This invention relates to the display of digital data. More specifically, this invention relates to apparatus for increasing the dynamic range in a cathode ray tube display of X-ray tomographic images.
Photographic displays of X-ray absorption characteristics have, for over half a century, been a principal tool for medical diagnosis. Variations in the density of a silver image on a photographic transparency are utilized to represent the X-ray absorption characteristics of internal body tissues. Conventional X-ray photography is, however, limited to the display of superimposed shadows of bodily organs lying in a transmission path. The characteristics of silver halide photographic emulsions tend to limit the X-ray absorption density resolution of images so displayed.

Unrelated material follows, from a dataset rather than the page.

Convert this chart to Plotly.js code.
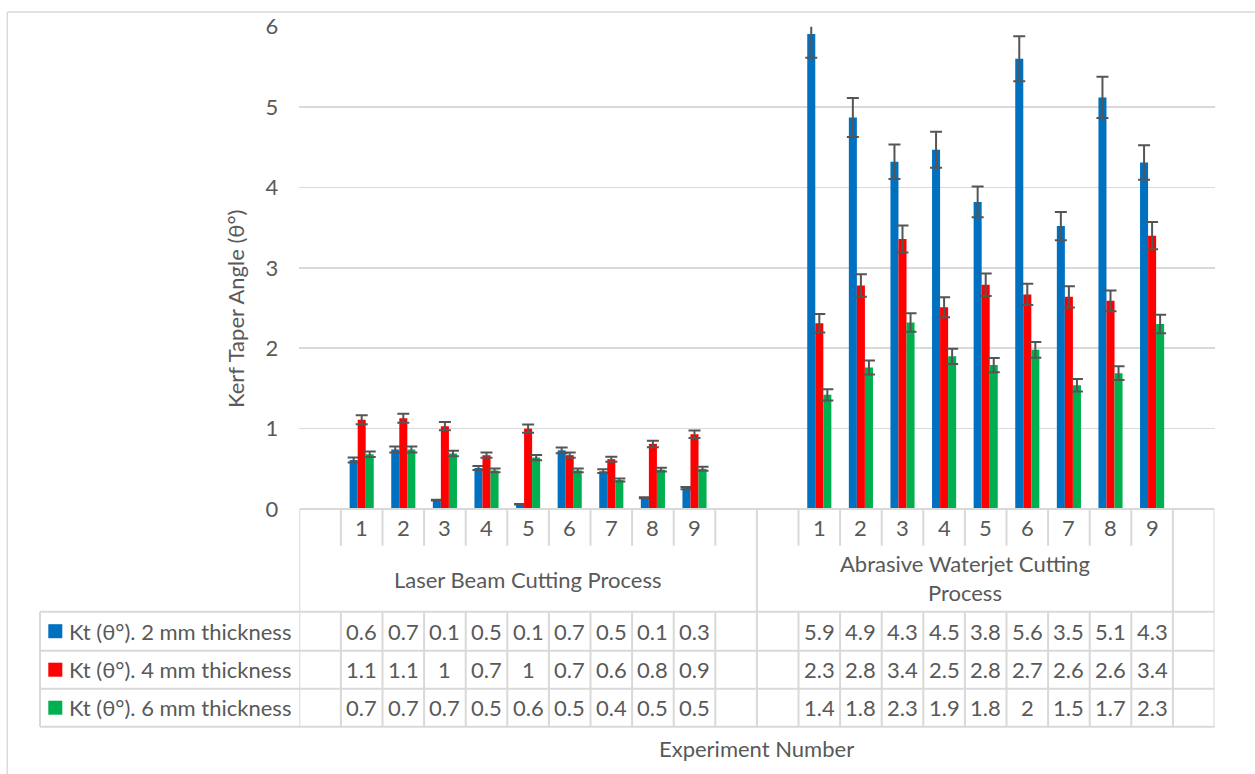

More recently, a method of X-ray tomography has been utilized to provide high resolution, sectional displays of internal tissue structures. In accordance with this method, X-ray transmission characteristics are measured along a plurality of paths through an object undergoing examination. Images of X-ray absorption densities within the object are then constructed by computations on the X-ray transmission data. The calculations are most advantageously performed in a digital computer and the images may be displayed, for example, on a cathode ray tube. A specific method of X-ray tomographic imaging is, for example, described in U.S. Pat. No. 3,778,614 to Hounsfield, which is incorporated by reference, as background material in this disclosure.

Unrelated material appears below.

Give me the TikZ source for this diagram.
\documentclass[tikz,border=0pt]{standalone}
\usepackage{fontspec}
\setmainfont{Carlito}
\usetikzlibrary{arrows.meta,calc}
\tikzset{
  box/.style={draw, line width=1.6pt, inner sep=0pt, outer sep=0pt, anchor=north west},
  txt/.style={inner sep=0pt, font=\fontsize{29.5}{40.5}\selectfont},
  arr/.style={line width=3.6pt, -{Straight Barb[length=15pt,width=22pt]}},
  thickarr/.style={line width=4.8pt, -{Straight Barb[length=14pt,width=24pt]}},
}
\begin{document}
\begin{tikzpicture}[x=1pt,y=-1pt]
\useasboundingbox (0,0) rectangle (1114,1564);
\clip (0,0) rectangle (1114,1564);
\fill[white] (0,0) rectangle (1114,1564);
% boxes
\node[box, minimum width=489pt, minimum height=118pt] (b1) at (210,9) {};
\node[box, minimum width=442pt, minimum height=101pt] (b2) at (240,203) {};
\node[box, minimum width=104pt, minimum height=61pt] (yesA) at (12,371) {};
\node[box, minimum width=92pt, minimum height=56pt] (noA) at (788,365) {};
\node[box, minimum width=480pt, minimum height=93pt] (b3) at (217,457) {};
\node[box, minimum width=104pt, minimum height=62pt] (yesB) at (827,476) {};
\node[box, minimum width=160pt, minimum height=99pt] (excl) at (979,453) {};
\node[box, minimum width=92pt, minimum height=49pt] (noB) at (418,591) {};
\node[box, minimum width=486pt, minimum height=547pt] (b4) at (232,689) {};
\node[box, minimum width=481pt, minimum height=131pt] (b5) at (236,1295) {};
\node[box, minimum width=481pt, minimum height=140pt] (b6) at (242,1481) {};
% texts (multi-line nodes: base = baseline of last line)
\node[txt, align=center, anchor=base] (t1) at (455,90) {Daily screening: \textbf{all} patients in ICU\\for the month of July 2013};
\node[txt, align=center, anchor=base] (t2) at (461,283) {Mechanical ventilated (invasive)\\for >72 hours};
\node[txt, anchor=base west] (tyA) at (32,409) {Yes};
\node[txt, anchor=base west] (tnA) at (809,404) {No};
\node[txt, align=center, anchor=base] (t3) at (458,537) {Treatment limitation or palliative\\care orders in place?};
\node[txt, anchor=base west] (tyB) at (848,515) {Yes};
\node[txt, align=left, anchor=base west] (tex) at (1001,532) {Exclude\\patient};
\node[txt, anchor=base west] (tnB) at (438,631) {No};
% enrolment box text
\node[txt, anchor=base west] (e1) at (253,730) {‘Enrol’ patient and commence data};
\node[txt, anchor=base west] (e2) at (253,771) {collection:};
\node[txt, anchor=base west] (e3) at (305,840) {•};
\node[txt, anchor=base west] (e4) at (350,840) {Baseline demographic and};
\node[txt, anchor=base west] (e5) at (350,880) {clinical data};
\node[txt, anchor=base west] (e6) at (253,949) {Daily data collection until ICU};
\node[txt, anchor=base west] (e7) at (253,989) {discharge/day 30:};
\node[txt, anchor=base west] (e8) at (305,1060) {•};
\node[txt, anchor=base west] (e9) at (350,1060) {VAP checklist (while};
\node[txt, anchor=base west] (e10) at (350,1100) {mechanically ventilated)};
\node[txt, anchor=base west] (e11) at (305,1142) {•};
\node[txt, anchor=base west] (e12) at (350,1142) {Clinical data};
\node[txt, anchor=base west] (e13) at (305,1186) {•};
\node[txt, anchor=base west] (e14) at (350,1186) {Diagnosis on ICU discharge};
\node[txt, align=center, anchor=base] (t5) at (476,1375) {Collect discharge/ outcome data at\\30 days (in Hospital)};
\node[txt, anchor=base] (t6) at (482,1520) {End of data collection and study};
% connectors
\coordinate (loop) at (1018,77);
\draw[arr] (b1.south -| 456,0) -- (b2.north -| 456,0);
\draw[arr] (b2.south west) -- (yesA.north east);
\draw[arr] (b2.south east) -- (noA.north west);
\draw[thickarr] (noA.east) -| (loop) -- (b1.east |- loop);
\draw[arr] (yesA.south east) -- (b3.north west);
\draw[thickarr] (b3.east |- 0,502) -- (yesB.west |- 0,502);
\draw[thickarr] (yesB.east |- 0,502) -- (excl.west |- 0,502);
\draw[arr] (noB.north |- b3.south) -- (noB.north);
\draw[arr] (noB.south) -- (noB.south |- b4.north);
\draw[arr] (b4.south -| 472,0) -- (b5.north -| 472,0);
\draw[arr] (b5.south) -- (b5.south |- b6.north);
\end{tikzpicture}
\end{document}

X-ray tomographic methods are capable of producing images having far greater absorption density resolution than images produced by photographic techniques. For example, present tomographic image reconstruction methods are capable of quantitizing X-ray absorbtion density measurements into 256 or more separate levels. Cathode ray tube data displays are incapable, however, of displaying more than approximately 15 distinct gray-scale levels.

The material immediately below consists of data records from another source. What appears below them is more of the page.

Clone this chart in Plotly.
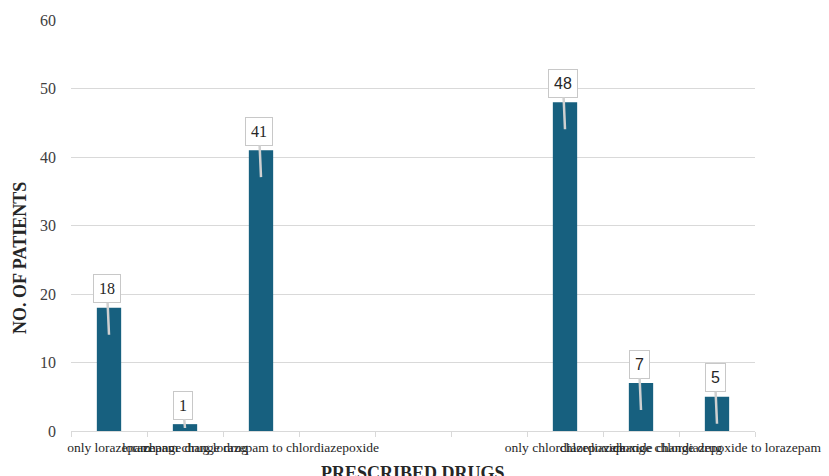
import plotly.graph_objects as go

# Prescribed drug groups (blank slots keep the gap between the two groups)
categories = [
    "only lorazepam",
    "lorazepam change drug",
    "change drug lorazepam to chlordiazepoxide",
    " ",
    "  ",
    "   ",
    "only chlordiazepoxide",
    "chlordiazepoxide change drug",
    "change chlordiazepoxide to lorazepam",
]
patients = [18, 1, 41, None, None, None, 48, 7, 5]
label_fonts = ["Liberation Serif", "Liberation Serif", "Liberation Serif", None, None, None,
               "Liberation Sans", "Liberation Sans", "Liberation Sans"]

y_ticks = [0, 10, 20, 30, 40, 50, 60]

bar_color = "#17607f"
grid_color = "#d9d9d9"

L, R, T, B = 71, 74, 20, 45
W, H = 829, 476
pw, ph = W - L - R, H - T - B
px_per_unit = ph / 60.0

fig = go.Figure()
fig.add_trace(go.Bar(
    x=categories,
    y=patients,
    marker=dict(color=bar_color, line=dict(width=0)),
    width=0.32,
    hoverinfo="x+y",
))

# Callout labels with a tail pointing into each bar
for cat, val, fnt in zip(categories, patients, label_fonts):
    if val is None:
        continue
    dip = min(27.0, val * px_per_unit - 3)
    fig.add_annotation(
        x=cat, y=val, xref="x", yref="y",
        text=str(val),
        showarrow=True, arrowhead=0, arrowwidth=2.5, arrowcolor="#d0d0d0",
        ax=-2, ay=-(dip + 19), yshift=-dip, standoff=0,
        bgcolor="white", bordercolor="#c8c8c8", borderwidth=1, borderpad=5,
        font=dict(family=fnt, size=16, color="#262626"),
    )

# Axis titles, placed in pixels then converted to paper coordinates
titles = [
    dict(px=20, py=258, text="<b>NO. OF PATIENTS</b>", angle=-90),
    dict(px=413, py=473, text="<b>PRESCRIBED DRUGS</b>", angle=0),
]
for t in titles:
    fig.add_annotation(
        x=(t["px"] - L) / pw, y=(H - B - t["py"]) / ph,
        xref="paper", yref="paper", xanchor="center", yanchor="middle",
        text=t["text"],
        showarrow=False, textangle=t["angle"],
        font=dict(family="Liberation Serif", size=18, color="#262626"),
    )

fig.update_layout(
    width=W, height=H,
    margin=dict(l=L, r=R, t=T, b=B, pad=0, autoexpand=False),
    plot_bgcolor="white", paper_bgcolor="white",
    showlegend=False,
    font=dict(family="Liberation Serif", color="#262626"),
)
fig.update_xaxes(
    type="category",
    automargin=False,
    tickangle=0,
    tickson="boundaries",
    ticks="outside", ticklen=5, tickcolor=grid_color,
    showline=True, linecolor=grid_color, linewidth=1,
    showgrid=False,
    ticklabelstandoff=4,
    tickfont=dict(family="Liberation Serif", size=13.5, color="#262626"),
)
fig.update_yaxes(
    range=[0, 60],
    automargin=False,
    tickvals=y_ticks,
    showgrid=True, gridcolor=grid_color, gridwidth=1,
    zeroline=False, showline=False,
    ticklabelstandoff=14,
    tickfont=dict(family="Liberation Serif", size=16, color="#404040"),
)

fig.write_html("out.html")
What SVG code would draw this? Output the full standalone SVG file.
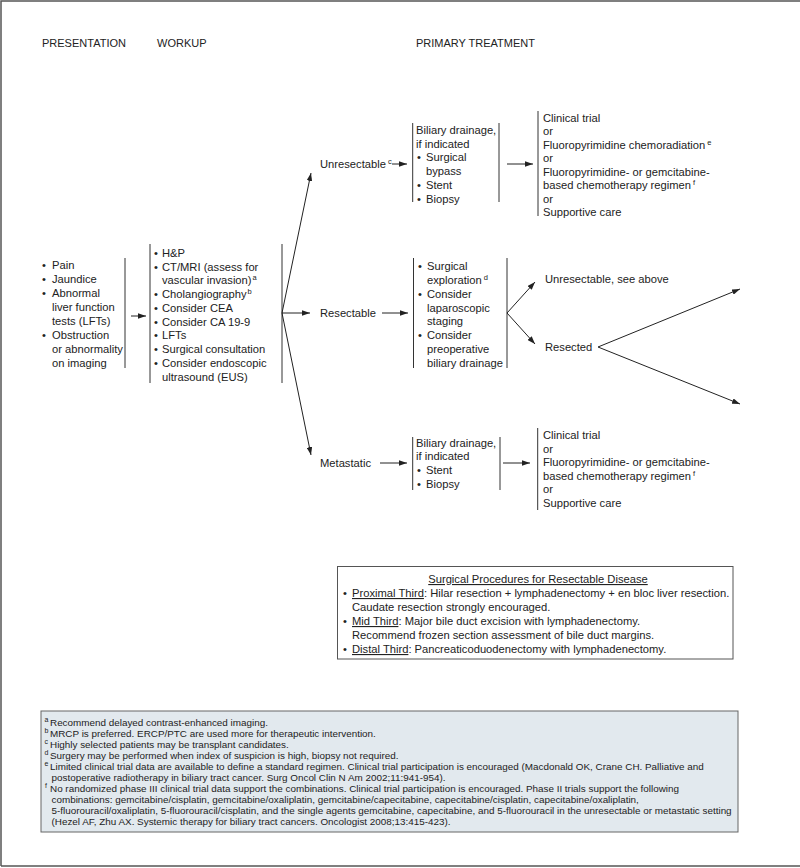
<svg xmlns="http://www.w3.org/2000/svg" width="800" height="868" viewBox="0 0 800 868">
<style>
text{font-family:"Liberation Sans",Arial,sans-serif;fill:#222}
.t{font-size:11.2px}
.h{font-size:11px}
.fn{font-size:9.9px}
.fs{font-size:7px}
.sp{font-size:7.5px}
.bar{stroke:#333;stroke-width:1;fill:none}
.con{stroke:#222;stroke-width:1;fill:none;marker-end:url(#ah)}
.frame{stroke:#555;stroke-width:1.5;fill:none}
</style>
<defs>
<marker id="ah" viewBox="0 0 10 7" refX="10" refY="3.5" markerWidth="8" markerHeight="5.6" orient="auto" markerUnits="userSpaceOnUse">
<path d="M0,0 L10,3.5 L0,7 z" fill="#222"/>
</marker>
</defs>
<rect x="0" y="0" width="800" height="868" fill="#fff"/>
<path class="frame" d="M1,866 V1 H800 M1,866 H800"/>

<g id="headers">
<text class="h" x="42" y="47">PRESENTATION</text>
<text class="h" x="157" y="47">WORKUP</text>
<text class="h" x="416" y="47">PRIMARY TREATMENT</text>
</g>

<g id="presentation">
<line class="bar" x1="125" y1="258" x2="125" y2="368"/>
<text class="t" x="42" y="269">•</text><text class="t" x="52" y="269">Pain</text>
<text class="t" x="42" y="283">•</text><text class="t" x="52" y="283">Jaundice</text>
<text class="t" x="42" y="297">•</text><text class="t" x="52" y="297">Abnormal</text>
<text class="t" x="52" y="311">liver function</text>
<text class="t" x="52" y="325">tests (LFTs)</text>
<text class="t" x="42" y="339">•</text><text class="t" x="52" y="339">Obstruction</text>
<text class="t" x="52" y="353">or abnormality</text>
<text class="t" x="52" y="367">on imaging</text>
</g>

<g id="workup">
<line class="bar" x1="150" y1="244" x2="150" y2="383"/>
<line class="bar" x1="282" y1="244" x2="282" y2="383"/>
<text class="t" x="154" y="256.7">•</text><text class="t" x="162" y="256.7">H&amp;P</text>
<text class="t" x="154" y="270.5">•</text><text class="t" x="162" y="270.5">CT/MRI (assess for</text>
<text class="t" x="162" y="284.2">vascular invasion)<tspan class="sp" dx="1" dy="-4">a</tspan></text>
<text class="t" x="154" y="298">•</text><text class="t" x="162" y="298">Cholangiography<tspan class="sp" dx="1" dy="-4">b</tspan></text>
<text class="t" x="154" y="311.8">•</text><text class="t" x="162" y="311.8">Consider CEA</text>
<text class="t" x="154" y="325.6">•</text><text class="t" x="162" y="325.6">Consider CA 19-9</text>
<text class="t" x="154" y="339.4">•</text><text class="t" x="162" y="339.4">LFTs</text>
<text class="t" x="154" y="353.1">•</text><text class="t" x="162" y="353.1">Surgical consultation</text>
<text class="t" x="154" y="366.9">•</text><text class="t" x="162" y="366.9">Consider endoscopic</text>
<text class="t" x="162" y="380.7">ultrasound (EUS)</text>
</g>

<g id="unresectable">
<text class="t" x="320" y="168">Unresectable<tspan class="sp" dx="2" dy="-4">c</tspan></text>
</g>

<g id="unresectable-drainage">
<line class="bar" x1="412.7" y1="123" x2="412.7" y2="202"/>
<line class="bar" x1="499" y1="123" x2="499" y2="202"/>
<text class="t" x="416" y="134">Biliary drainage,</text>
<text class="t" x="416" y="147.7">if indicated</text>
<text class="t" x="417" y="161.4">•</text><text class="t" x="426" y="161.4">Surgical</text>
<text class="t" x="426" y="175.1">bypass</text>
<text class="t" x="417" y="188.8">•</text><text class="t" x="426" y="188.8">Stent</text>
<text class="t" x="417" y="202.5">•</text><text class="t" x="426" y="202.5">Biopsy</text>
</g>

<g id="unresectable-treatment">
<line class="bar" x1="538" y1="111" x2="538" y2="216"/>
<text class="t" x="543" y="121.7">Clinical trial</text>
<text class="t" x="543" y="135.2">or</text>
<text class="t" x="543" y="148.6">Fluoropyrimidine chemoradiation<tspan class="sp" dx="2" dy="-4">e</tspan></text>
<text class="t" x="543" y="162.1">or</text>
<text class="t" x="543" y="175.6">Fluoropyrimidine- or gemcitabine-</text>
<text class="t" x="543" y="189.1">based chemotherapy regimen<tspan class="sp" dx="2" dy="-4">f</tspan></text>
<text class="t" x="543" y="202.5">or</text>
<text class="t" x="543" y="216">Supportive care</text>
</g>

<g id="resectable">
<text class="t" x="320" y="317">Resectable</text>
</g>

<g id="resectable-workup">
<line class="bar" x1="413.5" y1="258" x2="413.5" y2="368"/>
<line class="bar" x1="507" y1="258" x2="507" y2="368"/>
<text class="t" x="418" y="270">•</text><text class="t" x="427" y="270">Surgical</text>
<text class="t" x="427" y="283.9">exploration<tspan class="sp" dx="2" dy="-4">d</tspan></text>
<text class="t" x="418" y="297.7">•</text><text class="t" x="427" y="297.7">Consider</text>
<text class="t" x="427" y="311.6">laparoscopic</text>
<text class="t" x="427" y="325.4">staging</text>
<text class="t" x="418" y="339.3">•</text><text class="t" x="427" y="339.3">Consider</text>
<text class="t" x="427" y="353.1">preoperative</text>
<text class="t" x="427" y="367">biliary drainage</text>
</g>

<g id="unresectable-see-above">
<text class="t" x="545" y="283">Unresectable, see above</text>
</g>

<g id="resected">
<text class="t" x="545" y="351">Resected</text>
</g>

<g id="metastatic">
<text class="t" x="320" y="467">Metastatic</text>
</g>

<g id="metastatic-drainage">
<line class="bar" x1="412.7" y1="437" x2="412.7" y2="490"/>
<line class="bar" x1="500" y1="437" x2="500" y2="490"/>
<text class="t" x="416" y="446.7">Biliary drainage,</text>
<text class="t" x="416" y="460.3">if indicated</text>
<text class="t" x="417" y="474">•</text><text class="t" x="426" y="474">Stent</text>
<text class="t" x="417" y="487.5">•</text><text class="t" x="426" y="487.5">Biopsy</text>
</g>

<g id="metastatic-treatment">
<line class="bar" x1="537.7" y1="428" x2="537.7" y2="510"/>
<text class="t" x="543" y="439">Clinical trial</text>
<text class="t" x="543" y="452.6">or</text>
<text class="t" x="543" y="466.2">Fluoropyrimidine- or gemcitabine-</text>
<text class="t" x="543" y="479.8">based chemotherapy regimen<tspan class="sp" dx="2" dy="-4">f</tspan></text>
<text class="t" x="543" y="493.4">or</text>
<text class="t" x="543" y="507">Supportive care</text>
</g>

<g id="connectors">
<line class="con" x1="131" y1="316" x2="146" y2="316"/>
<line class="con" x1="282" y1="313" x2="311" y2="173"/>
<line class="con" x1="282" y1="313" x2="310" y2="313"/>
<line class="con" x1="282" y1="313" x2="311" y2="455"/>
<line class="con" x1="392" y1="164" x2="407" y2="164"/>
<line class="con" x1="507" y1="164" x2="533" y2="164"/>
<line class="con" x1="382" y1="313" x2="408" y2="313"/>
<line class="con" x1="507" y1="313" x2="535" y2="282"/>
<line class="con" x1="507" y1="313" x2="535" y2="344"/>
<line class="con" x1="598" y1="347" x2="740" y2="289"/>
<line class="con" x1="598" y1="347" x2="740" y2="404"/>
<line class="con" x1="380" y1="463" x2="407" y2="463"/>
<line class="con" x1="503" y1="463" x2="530" y2="463"/>
</g>

<g id="surgical-procedures">
<rect x="337.5" y="566.5" width="395.5" height="92.5" fill="#fff" stroke="#555" stroke-width="1"/>
<text class="t" x="538" y="583" text-anchor="middle" text-decoration="underline">Surgical Procedures for Resectable Disease</text>
<text class="t" x="343" y="597">•</text><text class="t" x="352" y="597"><tspan text-decoration="underline">Proximal Third</tspan>: Hilar resection + lymphadenectomy + en bloc liver resection.</text>
<text class="t" x="352" y="611">Caudate resection strongly encouraged.</text>
<text class="t" x="343" y="625">•</text><text class="t" x="352" y="625"><tspan text-decoration="underline">Mid Third</tspan>: Major bile duct excision with lymphadenectomy.</text>
<text class="t" x="352" y="639">Recommend frozen section assessment of bile duct margins.</text>
<text class="t" x="343" y="653">•</text><text class="t" x="352" y="653"><tspan text-decoration="underline">Distal Third</tspan>: Pancreaticoduodenectomy with lymphadenectomy.</text>
</g>

<g id="footnotes">
<rect x="41" y="711" width="697" height="121" fill="#e2e9ee" stroke="#666" stroke-width="1"/>
<text class="fs" x="44.5" y="722">a</text><text class="fn" x="50" y="725.5">Recommend delayed contrast-enhanced imaging.</text>
<text class="fs" x="44.5" y="733">b</text><text class="fn" x="50" y="736.5">MRCP is preferred. ERCP/PTC are used more for therapeutic intervention.</text>
<text class="fs" x="44.5" y="744">c</text><text class="fn" x="50" y="747.5">Highly selected patients may be transplant candidates.</text>
<text class="fs" x="44.5" y="755">d</text><text class="fn" x="50" y="758.5">Surgery may be performed when index of suspicion is high, biopsy not required.</text>
<text class="fs" x="44.5" y="766">e</text><text class="fn" x="50" y="769.5">Limited clinical trial data are available to define a standard regimen. Clinical trial participation is encouraged (Macdonald OK, Crane CH. Palliative and</text>
<text class="fn" x="51.5" y="780.5">postoperative radiotherapy in biliary tract cancer. Surg Oncol Clin N Am 2002;11:941-954).</text>
<text class="fs" x="45" y="788">f</text><text class="fn" x="50" y="791.5">No randomized phase III clinical trial data support the combinations. Clinical trial participation is encouraged. Phase II trials support the following</text>
<text class="fn" x="51.5" y="802.5">combinations: gemcitabine/cisplatin, gemcitabine/oxaliplatin, gemcitabine/capecitabine, capecitabine/cisplatin, capecitabine/oxaliplatin,</text>
<text class="fn" x="51.5" y="813.5">5-fluorouracil/oxaliplatin, 5-fluorouracil/cisplatin, and the single agents gemcitabine, capecitabine, and 5-fluorouracil in the unresectable or metastatic setting</text>
<text class="fn" x="51.5" y="824.5">(Hezel AF, Zhu AX. Systemic therapy for biliary tract cancers. Oncologist 2008;13:415-423).</text>
</g>
</svg>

Significant medical information, for example, the presence of tumors in soft tissue, is often represented by minimal level changes in tomographic image density. The detection of such level changes is often accomplished by a process wherein a radiologist views a computer-generated image having a limited gray-scale range and, on the basis of his observation and experience, interactively modifies the computer program to present significant density information within the dynamic range of the image display. The observations and procedures inherent in this process are, of course, highly subjective so that a lengthy series of iterations may be required to obtain an optimum display. Each modification to the computer program will, in general, cause an interruption in the processing of other tomographic image information and, by distracting the radiologist's attention from the display screen will lengthen the image interpretation process.
It is often useful to determine the absolute X-ray absorption density displayed in a tomographic image. If the output signal of a digital computer has been modified to optimize a cathode ray tube display, such absolute density measurements may require further calculations to recover the absolute density information.